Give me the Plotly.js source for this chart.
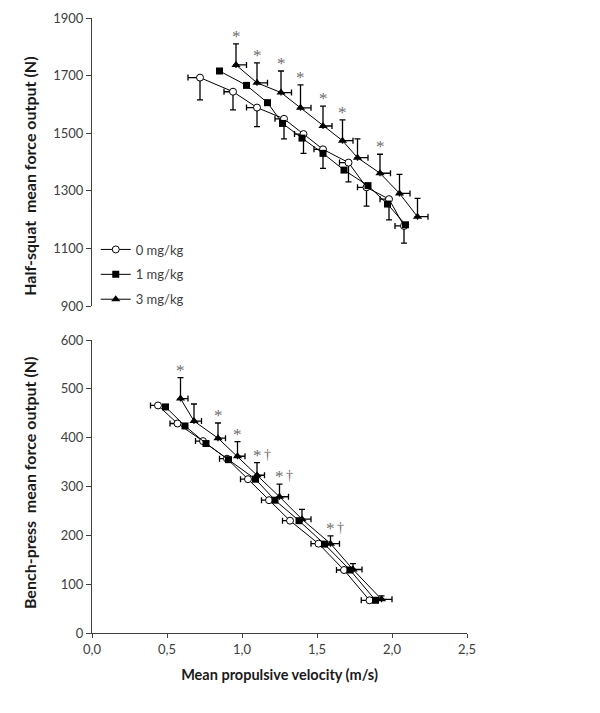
<!DOCTYPE html>
<html>
<head>
<meta charset="utf-8">
<script src="https://cdn.plot.ly/plotly-3.0.1.min.js"></script>
<style>html,body{margin:0;padding:0;background:#fff;}#chart{width:600px;height:713px;}</style>
</head>
<body>
<div id="chart"></div>
<script>
// ---- Data ----
var seriesNames = ['0 mg/kg', '1 mg/kg', '3 mg/kg'];

// Half-squat (top panel)
var squatV0 = [0.72, 0.94, 1.10, 1.28, 1.41, 1.54, 1.71, 1.83, 1.98, 2.08];
var squatF0 = [1693, 1644, 1589, 1550, 1497, 1444, 1398, 1312, 1271, 1178];
var squatErrF0 = [77, 63, 66, 70, 67, 66, 67, 65, 72, 60];
var squatErrV0 = [0.08, 0.06, 0.07, 0.06, 0.06, 0.06, 0.06, 0.06, 0.06, 0.06];

var squatV1 = [0.85, 1.03, 1.17, 1.27, 1.40, 1.54, 1.68, 1.84, 1.97, 2.09];
var squatF1 = [1716, 1666, 1606, 1534, 1483, 1430, 1372, 1318, 1254, 1182];

var squatV3 = [0.96, 1.10, 1.26, 1.39, 1.54, 1.67, 1.77, 1.92, 2.05, 2.17];
var squatF3 = [1737, 1675, 1641, 1588, 1525, 1474, 1415, 1361, 1291, 1210];
var squatErrF3 = [73, 69, 75, 80, 69, 72, 65, 66, 66, 64];
var squatErrV3 = [0.07, 0.07, 0.07, 0.07, 0.06, 0.07, 0.07, 0.07, 0.07, 0.07];
var squatStar = [1, 1, 1, 1, 1, 1, 0, 1, 0, 0];

// Bench-press (bottom panel)
var benchV0 = [0.44, 0.57, 0.74, 0.90, 1.04, 1.18, 1.32, 1.51, 1.68, 1.85];
var benchF0 = [466, 429, 393, 357, 315, 272, 230, 183, 129, 67];
var benchErrV0 = [0.05, 0.05, 0.05, 0.05, 0.05, 0.05, 0.05, 0.05, 0.05, 0.055];

var benchV1 = [0.49, 0.62, 0.76, 0.91, 1.09, 1.22, 1.38, 1.55, 1.72, 1.89];
var benchF1 = [463, 424, 388, 355, 315, 272, 230, 182, 129, 67];

var benchV3 = [0.59, 0.68, 0.84, 0.97, 1.10, 1.25, 1.40, 1.59, 1.74, 1.93];
var benchF3 = [480, 434, 399, 362, 323, 279, 233, 183, 130, 69];
var benchErrF3 = [43, 35, 31, 30, 26, 26, 20, 16, 12, 7];
var benchErrV3 = [0.05, 0.05, 0.05, 0.05, 0.05, 0.06, 0.06, 0.06, 0.06, 0.07];
var benchStar = [1, 0, 1, 1, 1, 1, 0, 1, 0, 0];
var benchDagger = [0, 0, 0, 0, 1, 1, 0, 1, 0, 0];

var xTicks = [0, 0.5, 1.0, 1.5, 2.0, 2.5];
var squatTicks = [900, 1100, 1300, 1500, 1700, 1900];
var benchTicks = [0, 100, 200, 300, 400, 500, 600];

var squatTitle = 'Half-squat  mean force output (N)';
var benchTitle = 'Bench-press  mean force output (N)';
var xTitle = 'Mean propulsive velocity (m/s)';

// ---- Helpers ----
function zeros(n) { var a = []; for (var i = 0; i < n; i++) a.push(0); return a; }
var BLACK = '#000000';
var errStyle = {color: BLACK, thickness: 1.3, width: 3};

function circleStyle() { return {symbol: 'circle', size: 7, color: '#ffffff', line: {color: BLACK, width: 1}}; }
function squareStyle() { return {symbol: 'square', size: 7, color: BLACK, line: {color: BLACK, width: 0}}; }
function triStyle() { return {symbol: 'triangle-up', size: 8, color: BLACK, line: {color: BLACK, width: 0}}; }

var traces = [
  // top
  {x: squatV0, y: squatF0, xaxis: 'x', yaxis: 'y2', mode: 'lines+markers', name: seriesNames[0],
   legendgroup: 'g0', line: {color: BLACK, width: 1}, marker: circleStyle(),
   error_y: Object.assign({type: 'data', symmetric: false, array: zeros(10), arrayminus: squatErrF0}, errStyle),
   error_x: Object.assign({type: 'data', symmetric: false, array: zeros(10), arrayminus: squatErrV0}, errStyle)},
  {x: squatV1, y: squatF1, xaxis: 'x', yaxis: 'y2', mode: 'lines+markers', name: seriesNames[1],
   legendgroup: 'g1', line: {color: BLACK, width: 1}, marker: squareStyle()},
  {x: squatV3, y: squatF3, xaxis: 'x', yaxis: 'y2', mode: 'lines+markers', name: seriesNames[2],
   legendgroup: 'g2', line: {color: BLACK, width: 1}, marker: triStyle(),
   error_y: Object.assign({type: 'data', symmetric: false, array: squatErrF3, arrayminus: zeros(10)}, errStyle),
   error_x: Object.assign({type: 'data', symmetric: false, array: squatErrV3, arrayminus: zeros(10)}, errStyle)},
  // bottom
  {x: benchV0, y: benchF0, xaxis: 'x', yaxis: 'y', mode: 'lines+markers', name: seriesNames[0],
   legendgroup: 'g0', showlegend: false, line: {color: BLACK, width: 1}, marker: circleStyle(),
   error_x: Object.assign({type: 'data', symmetric: false, array: zeros(10), arrayminus: benchErrV0}, errStyle)},
  {x: benchV1, y: benchF1, xaxis: 'x', yaxis: 'y', mode: 'lines+markers', name: seriesNames[1],
   legendgroup: 'g1', showlegend: false, line: {color: BLACK, width: 1}, marker: squareStyle()},
  {x: benchV3, y: benchF3, xaxis: 'x', yaxis: 'y', mode: 'lines+markers', name: seriesNames[2],
   legendgroup: 'g2', showlegend: false, line: {color: BLACK, width: 1}, marker: triStyle(),
   error_y: Object.assign({type: 'data', symmetric: false, array: benchErrF3, arrayminus: zeros(10)}, errStyle),
   error_x: Object.assign({type: 'data', symmetric: false, array: benchErrV3, arrayminus: zeros(10)}, errStyle)}
];

var starFont = {family: 'Liberation Serif, DejaVu Serif, serif', size: 17, color: '#6e6e6e'};
var titleFont = {family: 'Lato, Open Sans, sans-serif', size: 16, color: '#1a1a1a', weight: 'bold'};
var annotations = [
  {text: squatTitle, xref: 'paper', yref: 'paper', x: -0.165, y: 0.742, textangle: -90,
   showarrow: false, xanchor: 'center', yanchor: 'middle', font: titleFont},
  {text: benchTitle, xref: 'paper', yref: 'paper', x: -0.165, y: 0.244, textangle: -90,
   showarrow: false, xanchor: 'center', yanchor: 'middle', font: titleFont}
];
squatStar.forEach(function (s, i) {
  if (!s) return;
  annotations.push({x: squatV3[i], y: squatF3[i] + squatErrF3[i], xref: 'x', yref: 'y2',
    text: '*', showarrow: false, xanchor: 'center', yanchor: 'bottom', yshift: -4, font: starFont});
});
benchStar.forEach(function (s, i) {
  if (!s) return;
  annotations.push({x: benchV3[i], y: benchF3[i] + benchErrF3[i], xref: 'x', yref: 'y',
    text: '*', showarrow: false, xanchor: 'center', yanchor: 'bottom', yshift: -4, font: starFont});
  if (benchDagger[i]) {
    annotations.push({x: benchV3[i], y: benchF3[i] + benchErrF3[i], xref: 'x', yref: 'y',
      text: '†', showarrow: false, xanchor: 'center', yanchor: 'bottom', yshift: -1, xshift: 10,
      font: {family: 'Liberation Serif, DejaVu Serif, serif', size: 14, color: '#6e6e6e'}});
  }
});

var tickFont = {family: 'Lato, Open Sans, sans-serif', size: 13, color: '#404040'};

var layout = {
  width: 600, height: 713,
  margin: {l: 92, r: 133, t: 18, b: 80},
  paper_bgcolor: '#ffffff', plot_bgcolor: '#ffffff',
  separators: ', ',
  showlegend: true,
  legend: {x: 0.01, y: 0.648, xanchor: 'left', yanchor: 'top', bgcolor: 'rgba(0,0,0,0)',
    font: {family: 'Lato, Open Sans, sans-serif', size: 13, color: '#404040'},
    traceorder: 'grouped', tracegroupgap: 5, itemwidth: 30},
  xaxis: {
    range: [0, 2.5], tickvals: xTicks, tickformat: '.1f', showgrid: false, zeroline: false,
    showline: true, linecolor: '#404040', linewidth: 1, ticks: 'outside', ticklen: 4, tickcolor: '#404040',
    tickfont: tickFont, anchor: 'y',
    title: {text: xTitle, font: {family: 'Lato, Open Sans, sans-serif', size: 14.5, color: '#1a1a1a', weight: 'bold'}, standoff: 14}
  },
  yaxis: {
    domain: [0, 0.4764], range: [0, 600], tickvals: benchTicks, showgrid: false, zeroline: false,
    showline: true, linecolor: '#404040', linewidth: 1, ticks: 'outside', ticklen: 5, tickcolor: '#404040',
    tickfont: tickFont, anchor: 'x'
  },
  yaxis2: {
    domain: [0.5317, 1], range: [900, 1900], tickvals: squatTicks, showgrid: false, zeroline: false,
    showline: true, linecolor: '#404040', linewidth: 1, ticks: 'outside', ticklen: 5, tickcolor: '#404040',
    tickfont: tickFont, anchor: 'x'
  },
  annotations: annotations
};

Plotly.newPlot('chart', traces, layout, {displayModeBar: false, staticPlot: true});
</script>
</body>
</html>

* INSTRUCTIONS FOR THE TASK *
Would you reproduce the lines above, from the very first through the line containing "var seriesNames = ['0", exactly and without the pictures?

* CORRECT RESPONSE *
Give me the Plotly.js source for this chart.
<!DOCTYPE html>
<html>
<head>
<meta charset="utf-8">
<script src="https://cdn.plot.ly/plotly-3.0.1.min.js"></script>
<style>html,body{margin:0;padding:0;background:#fff;}#chart{width:600px;height:713px;}</style>
</head>
<body>
<div id="chart"></div>
<script>
// ---- Data ----
var seriesNames = ['0 mg/kg', '1 mg/kg', '3 mg/kg'];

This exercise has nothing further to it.